On Monday, parents, police, and community leaders wrestled with the question of who is responsible when there is underage drinking.
"It goes back to 'Do you know where your kids are and who they're with?' " said Hanover parent Mike Delaney, 53, a father of eight.
June Shire of Plympton, co-founder of the Plymouth County chapter of Mothers Against Drunk Driving, said the blame falls squarely on parents.
"The pendulum has got to start to swing and back to where the parents are parents," Shire said.
But others disagreed.
"You only have so much control of your children. You can't watch them all the time," said Steffen Hill, 31, of Abington.
Hill, who is not a parent, said authorities should focus more on penalizing the youths and not parents.
West Bridgewater Sgt. Christopher Werner said underage drinking continues to be a problem, particularly in warmer months.
"It's still around. You come across it quite a bit," Werner said.
Werner said the town aims to combat underage drinking through educational programs, including the West Bridgewater Drug and Alcohol Education Program at the high school.
"It's disturbing whenever that many youths congregate to take part in an activity that's basically illegal, no matter where they're from," Rockland High School Principal Stephen P. Sangster said of Sunday's arrests.
Local youths also reacted to the underage drinking arrests.
"I don't think it's that big of a deal," said Jon Johnson, 15, of Rockland, who was not at Sunday's party. "Kids are going to do what they're going to do."
His friend Peter Doyle of Pembroke said otherwise.
"I just think it's ridiculous," Doyle, 15, said. "(The youths) just shouldn't be able to get their hands on alcohol. I think it's stupid."
Abington resident Ali Hunter, 20, said Sunday's arrests should give the youths "a wake-up call."
Locally, underage drinking has had deadly consequences in recent months.

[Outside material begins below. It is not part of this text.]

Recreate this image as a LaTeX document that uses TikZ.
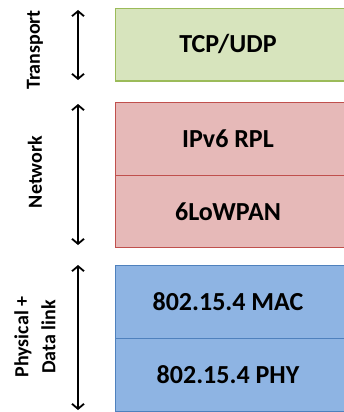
\documentclass[tikz,border=0pt]{standalone}
\usepackage{fontspec}
\setmainfont{Carlito}
\usetikzlibrary{arrows.meta}
\definecolor{tgreen}{HTML}{D7E4BD}
\definecolor{tgreenline}{HTML}{9BBB59}
\definecolor{nred}{HTML}{E6B9B8}
\definecolor{nredline}{HTML}{C0504D}
\definecolor{pblue}{HTML}{8EB4E3}
\definecolor{pblueline}{HTML}{4F81BD}
\tikzset{
  layerbox/.style={rectangle, anchor=north west, minimum width=232pt, inner sep=0pt},
  greenbox/.style={layerbox, fill=tgreen, draw=tgreenline, line width=1.5pt},
  redbox/.style={layerbox, fill=nred, draw=nredline, line width=1.3pt},
  bluebox/.style={layerbox, fill=pblue, draw=pblueline, line width=1pt},
  boxtext/.style={font=\bfseries\fontsize{26}{30}\selectfont},
  sidelabel/.style={rotate=90, font=\bfseries\fontsize{20}{27}\selectfont, align=center},
  span/.style={line width=1.8pt, {Straight Barb[length=5pt,width=12pt]}-{Straight Barb[length=5pt,width=12pt]}}
}
\begin{document}
\begin{tikzpicture}[x=1pt,y=-1pt]
\useasboundingbox (0,0) rectangle (344,412);
% protocol stack
\node[greenbox, minimum height=72pt] (tcp) at (114.5,8) {};
\node[boxtext] (tcpt) at (228,44) {TCP/UDP};
\node[redbox, minimum height=73pt] (rpl) at (114.5,102) {};
\node[redbox, minimum height=72pt] (lowpan) at (114.5,175) {};
\node[boxtext] (rplt) at (228,139) {IPv6 RPL};
\node[boxtext] (lowpant) at (228,212) {6LoWPAN};
\node[bluebox, minimum height=73pt] (mac) at (114.5,265) {};
\node[bluebox, minimum height=73pt] (phy) at (114.5,338) {};
\node[boxtext] (mact) at (228,302) {802.15.4 MAC};
\node[boxtext] (phyt) at (228,375) {802.15.4 PHY};
% layer spans
\coordinate (t1) at (78,10);
\coordinate (t2) at (78,80);
\coordinate (n1) at (78,104);
\coordinate (n2) at (78,245);
\coordinate (p1) at (78,265);
\coordinate (p2) at (78,410);
\draw[span] (t1) -- (t2);
\draw[span] (n1) -- (n2);
\draw[span] (p1) -- (p2);
% layer names
\node[sidelabel] (transport) at (35,50) {Transport};
\node[sidelabel] (network) at (35,172) {Network};
\node[sidelabel] (phys) at (35,337) {Physical +\\Data link};
\end{tikzpicture}
\end{document}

Plymouth police are seeking charges of providing alcohol to minors against a Plymouth man in connection with a canoeing accident that claimed the lives of a Plymouth teen and a Raynham 20-year-old last month.
In October, Lisa O'Connell, a 19-year-old Bridgewater State College student, was charged with drunken driving and motor vehicle homicide in a car accident that killed another student outside a Bridgewater bar.